El 30 y 31 de marzo se distribuyó por todo Londres un panfleto anónimo titulado The Accomplishment of the First of Mr. Bickerstaff’s Predictions, que explicaba cómo la predicción de Bickerstaff se había hecho realidad. Pero precisaba que había fallado por cuatro horas, ya que Partridge había muerto a las 7:05 pm, no a las 11:00 pm. Dada la lentitud con que las noticias viajaban, la noticia de la muerte de Partridge se difundió en Londres el 1 de abril, Día de los Inocentes. Partridge seguía vivo, pero ese día fue despertado por el sacristán para saber si la familia quería un sermón fúnebre. Luego, mientras caminaba por la calle, la gente que conocía se le quedaba mirando y le paraba para decirle que era exactamente igual que un conocido suyo que había fallecido.
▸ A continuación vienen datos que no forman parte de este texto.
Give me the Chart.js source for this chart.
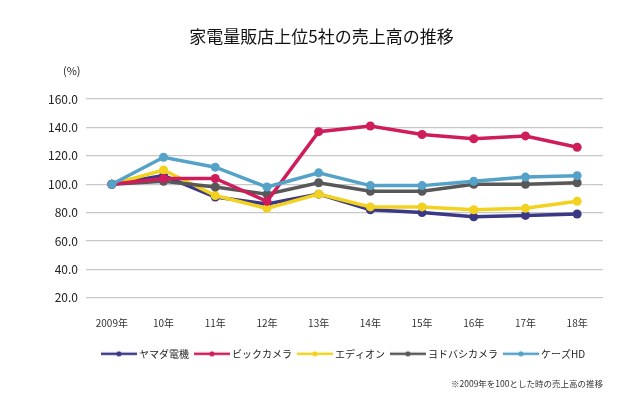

Enfurecido, Partridge publicó un fascículo en el que insistió en que aún estaba vivo y que Bickerstaff era un impostor. Bickerstaff respondió fríamente diciendo que Partridge obviamente estaba muerto, y que era el propio Partridge quien había predicho que una epidemia de fiebres se extendería por Londres a principios de abril de 1708. El bulo continuó durante todo un año, la carrera de Partridge como astrólogo se vino abajo y su almanaque dejó de publicarse. Partridge murió finalmente en 1715, tratando aún de explicar que estaba vivo, y este famoso bulo de Jonathan Swift (que luego se haría famoso a partir de 1726 con la publicación de “Los viajes de Gulliver”) quedó para la historia como una de las bromas más letales que se recuerdan.
Esta anécdota sirve quizá para ilustrar la sorprendente efectividad que muchas veces tienen los bulos, incluso cuando son sumamente inconsistentes o no aportan casi ninguna prueba. Casi todos tenemos una curiosa y sorprendente credulidad ante los chismes o la murmuración. Nos resulta demasiado fácil pensar mal de los demás. O nos creemos todo lo malo que nos dicen de alguien que no nos cae bien. O somos tan críticos y nos consideramos tan agudos que, al final, resultamos ser demasiado crédulos o ingenuos porque admitimos cualquier cuento con que nos vienen. Quizá no nos damos suficiente cuenta de que, cuando difundimos cosas que no son ciertas, o que, siéndolo, no hay necesidad de difundir, robamos a las personas su buen nombre y atentamos contra su dignidad, y con ello también a la nuestra.